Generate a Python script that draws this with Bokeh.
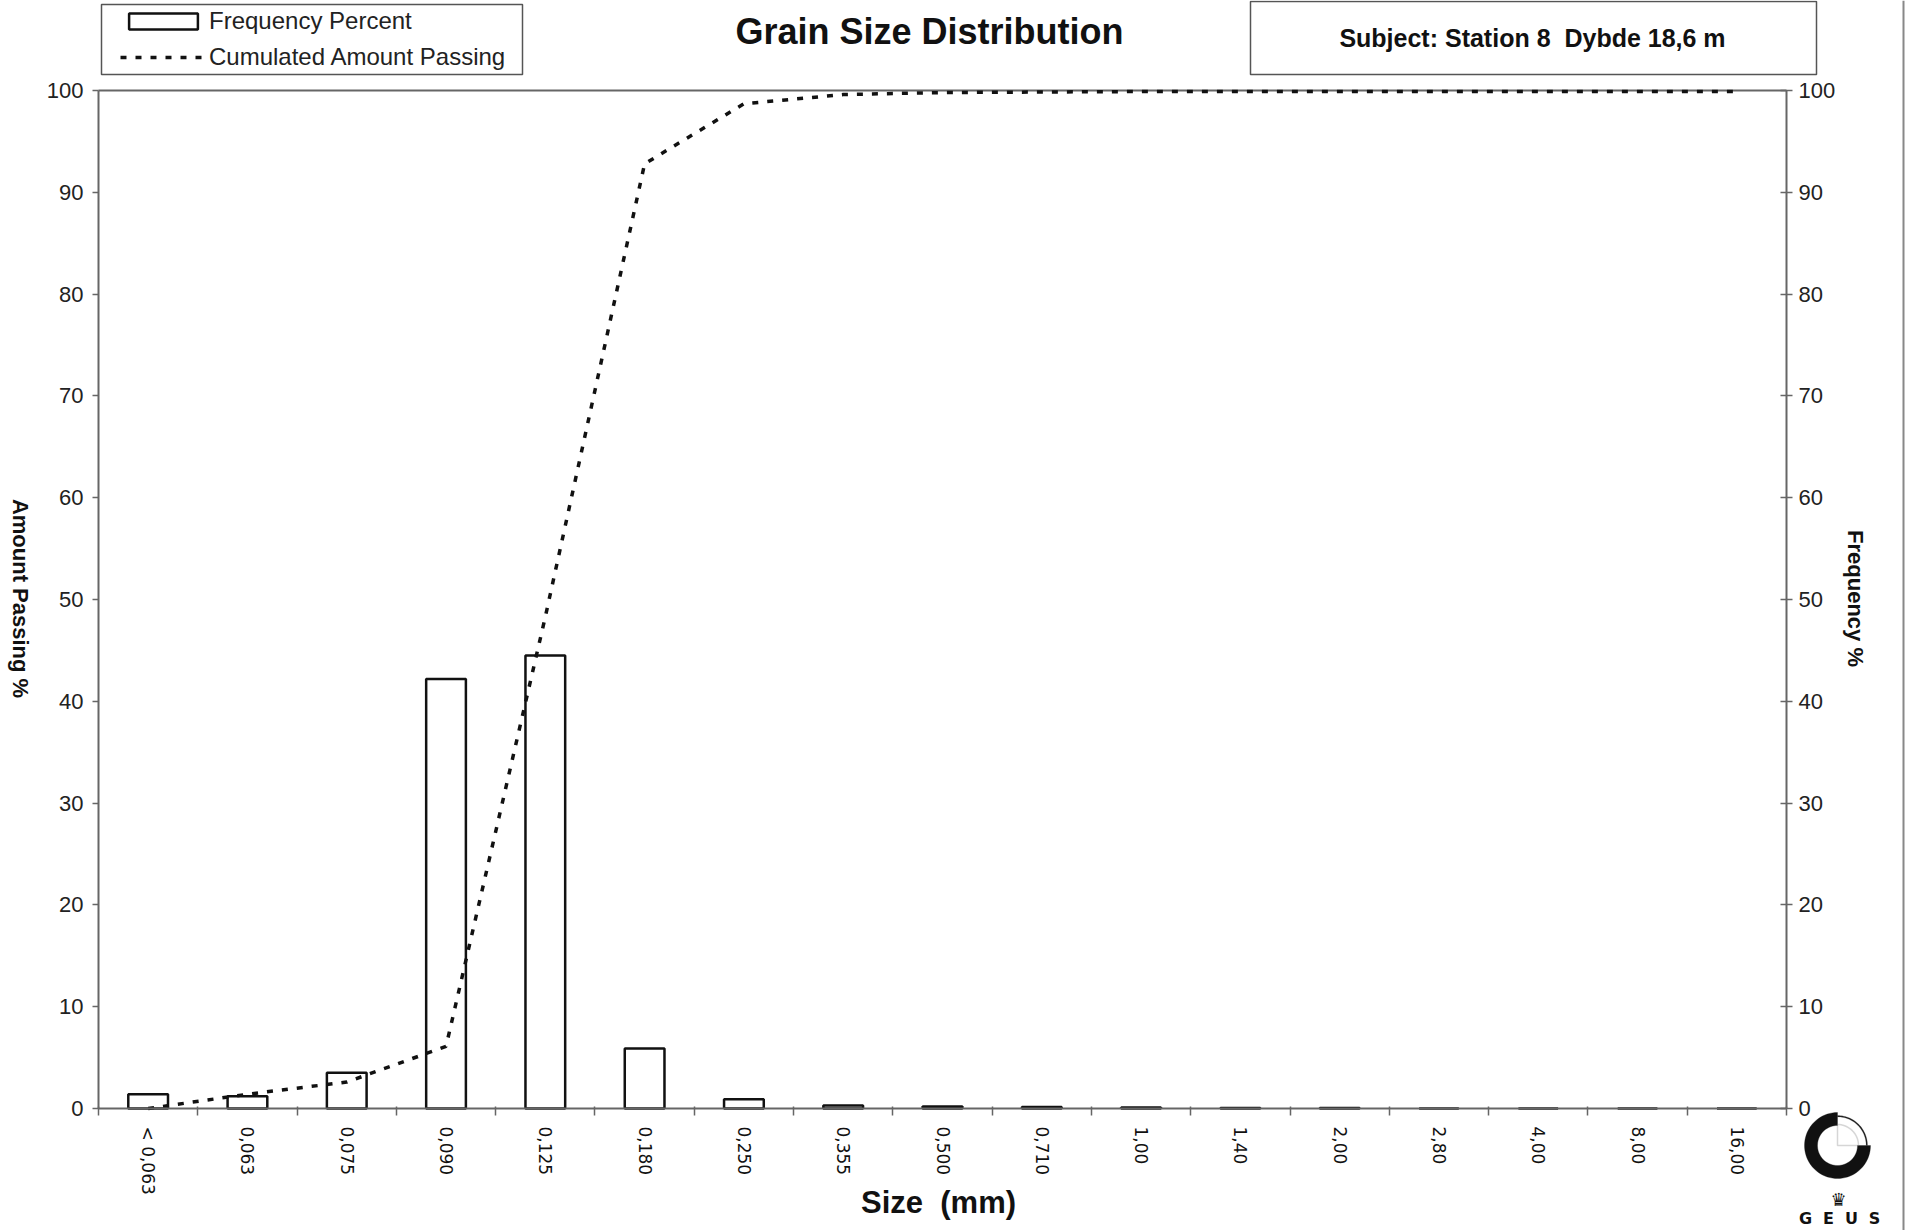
import math
from bokeh.plotting import figure
from bokeh.models import (Range1d, LinearAxis, FixedTicker, Legend, LegendItem, Label,
                          PolyAnnotation, CustomJSTickFormatter, ColumnDataSource)
from bokeh.embed import file_html
from bokeh.resources import INLINE

# Sieve classes (mm) and measured results
sizes = ["< 0,063", "0,063", "0,075", "0,090", "0,125", "0,180", "0,250", "0,355", "0,500",
         "0,710", "1,00", "1,40", "2,00", "2,80", "4,00", "8,00", "16,00"]
frequency_pct = [1.4, 1.2, 3.5, 42.2, 44.5, 5.9, 0.9, 0.3, 0.2, 0.15, 0.1, 0.05, 0.05,
                 0.0, 0.0, 0.0, 0.0]
cumulative_passing = [0.0, 1.4, 2.6, 6.1, 48.3, 92.8, 98.7, 99.6, 99.8, 99.85, 99.9, 99.9,
                      99.9, 99.9, 99.9, 99.9, 99.9]
y_ticks = [0, 10, 20, 30, 40, 50, 60, 70, 80, 90, 100]

FONT = "Liberation Sans"
W, H = 1914, 1230
AX0, AX1, AY0, AY1 = 98, 1786, 90, 1108   # chart box on the page (px)
NCAT = len(sizes)
YMAX = 100.0


def dx(px):
    return (px - AX0) / (AX1 - AX0) * NCAT


def dy(py):
    return (AY1 - py) / (AY1 - AY0) * YMAX


centers = [i + 0.5 for i in range(NCAT)]
src = ColumnDataSource(dict(x=centers, freq=frequency_pct, cum=cumulative_passing))

# the frame spans the whole page; axes sit at fixed data locations
p = figure(width=W, height=H, x_range=Range1d(dx(0), dx(W)), y_range=Range1d(dy(H), dy(0)),
           output_backend="svg", toolbar_location=None,
           min_border_left=0, min_border_right=0, min_border_top=0, min_border_bottom=0,
           x_axis_type=None, y_axis_type=None)
p.grid.visible = False
p.background_fill_color = "white"
p.border_fill_color = "white"
p.outline_line_color = None

GRAY = "#666666"

# top edge of the chart box
p.line(x=[0, NCAT], y=[YMAX, YMAX], line_color=GRAY, line_width=2)

bars = p.vbar(x="x", top="freq", width=0.40, bottom=0, source=src,
              fill_color="white", line_color="#111111", line_width=2.5)
line = p.line(x="x", y="cum", source=src, line_color="#111111", line_width=3.5,
              line_dash="6 9", line_cap="butt")

# x axis: labels at class centres, ticks at class boundaries
xa = LinearAxis(fixed_location=0, bounds=(0, NCAT))
xa.ticker = FixedTicker(ticks=centers, minor_ticks=list(range(NCAT + 1)))
xa.formatter = CustomJSTickFormatter(args=dict(labels=sizes),
                                     code="return labels[Math.floor(tick)] || ''")
xa.major_tick_in = 0
xa.major_tick_out = 0
xa.minor_tick_in = 2
xa.minor_tick_out = 7
xa.minor_tick_line_color = GRAY
xa.minor_tick_line_width = 1.5
xa.axis_line_color = GRAY
xa.axis_line_width = 2
xa.major_label_orientation = -math.pi / 2
xa.major_label_standoff = 11
xa.major_label_text_font = "DejaVu Sans"
xa.major_label_text_font_size = "17px"
xa.major_label_text_color = "#111111"
p.add_layout(xa, "below")


def y_axis(loc, tick_in, tick_out, standoff):
    ax = LinearAxis(fixed_location=loc, bounds=(0, YMAX), ticker=FixedTicker(ticks=y_ticks))
    ax.major_tick_in = tick_in
    ax.major_tick_out = tick_out
    ax.minor_tick_in = 0
    ax.minor_tick_out = 0
    ax.major_tick_line_color = GRAY
    ax.major_tick_line_width = 1.5
    ax.axis_line_color = GRAY
    ax.axis_line_width = 2
    ax.major_label_standoff = standoff
    ax.major_label_text_font = FONT
    ax.major_label_text_font_size = "22px"
    ax.major_label_text_color = "#222222"
    return ax


p.add_layout(y_axis(0, 0, 6, 9), "left")
p.add_layout(y_axis(NCAT, 6, 6, 6), "right")

# legend box at the top left
legend = Legend(items=[LegendItem(label="Frequency Percent", renderers=[bars]),
                       LegendItem(label="Cumulated Amount Passing", renderers=[line])],
                location=(112, H - 79), margin=0, padding=8, spacing=8,
                glyph_width=86, glyph_height=20, label_standoff=3,
                label_text_font=FONT, label_text_font_size="24px",
                label_text_color="#222222",
                border_line_alpha=0, background_fill_alpha=0)
p.add_layout(legend, "center")


def box(x0, y0, x1, y1, color="#555555", width=1.5, fill=None):
    xs = [dx(x0), dx(x1), dx(x1), dx(x0)]
    ys = [dy(y0), dy(y0), dy(y1), dy(y1)]
    p.add_layout(PolyAnnotation(xs=xs, ys=ys, fill_color=fill or "white",
                                fill_alpha=1 if fill else 0,
                                line_color=color, line_width=width,
                                line_alpha=1 if width > 0 else 0))


box(101, 4, 522, 74)
box(1250, 1, 1816, 74)


def add_text(txt, px, py, size, bold=False, angle=0.0, font=FONT, color="#111111"):
    p.add_layout(Label(x=dx(px), y=dy(py), text=txt, text_font=font,
                       text_font_size=f"{size}px", text_font_style="bold" if bold else "normal",
                       text_align="center", text_baseline="middle", angle=angle,
                       text_color=color))


add_text("Grain Size Distribution", 929, 31, 36, bold=True)
add_text("Subject: Station 8\u00a0 Dybde 18,6 m", 1532, 37, 25, bold=True)
add_text("Amount Passing %", 20, 598, 22, bold=True, angle=-math.pi / 2)
add_text("Frequency %", 1855, 598, 22, bold=True, angle=-math.pi / 2)
add_text("Size\u00a0 (mm)", 938, 1202, 31, bold=True)

# GEUS emblem
CX, CY = 1837.0, 1145.0


def ring(r_out, r_in, a0, a1, n=60):
    pts = []
    for k in range(n + 1):
        a = math.radians(a0 + (a1 - a0) * k / n)
        pts.append((CX + r_out * math.cos(a), CY - r_out * math.sin(a)))
    for k in range(n, -1, -1):
        a = math.radians(a0 + (a1 - a0) * k / n)
        pts.append((CX + r_in * math.cos(a), CY - r_in * math.sin(a)))
    return [dx(x) for x, _ in pts], [dy(y) for _, y in pts]


xs, ys = ring(33, 20, 90, 360)
p.add_layout(PolyAnnotation(xs=xs, ys=ys, fill_color="#111111", fill_alpha=1,
                            line_color="#111111", line_width=1))
xs, ys = ring(30, 28.6, 0, 90, n=30)
p.add_layout(PolyAnnotation(xs=xs, ys=ys, fill_color="#222222", fill_alpha=1,
                            line_color="#222222", line_width=0.5))
pie = [(CX, CY)] + [(CX + 21 * math.cos(math.radians(a)), CY - 21 * math.sin(math.radians(a)))
                    for a in range(0, 91, 5)]
p.add_layout(PolyAnnotation(xs=[dx(x) for x, _ in pie], ys=[dy(y) for _, y in pie],
                            fill_alpha=0, line_color="#777777", line_width=1.5))
add_text("\u265b", 1838, 1199, 18, font="DejaVu Sans")
for letter, lx in zip("GEUS", (1805, 1828, 1851, 1874)):
    add_text(letter, lx, 1218, 16, bold=True, font="DejaVu Sans")

# page edge
box(1902, 0, 1904, 1230, color="#888888", width=0, fill="#888888")

open("out.html", "w").write(file_html(p, INLINE))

◆ ◆ ◆ ◆ ◆ ◆ ◆

THE PROBLEM:
Only the lines from the start of the material through the line containing "from bokeh.resources import INLINE" should be transcribed. Pictures stay out.

REPLY:
Generate a Python script that draws this with Bokeh.
import math
from bokeh.plotting import figure
from bokeh.models import (Range1d, LinearAxis, FixedTicker, Legend, LegendItem, Label,
                          PolyAnnotation, CustomJSTickFormatter, ColumnDataSource)
from bokeh.embed import file_html
from bokeh.resources import INLINE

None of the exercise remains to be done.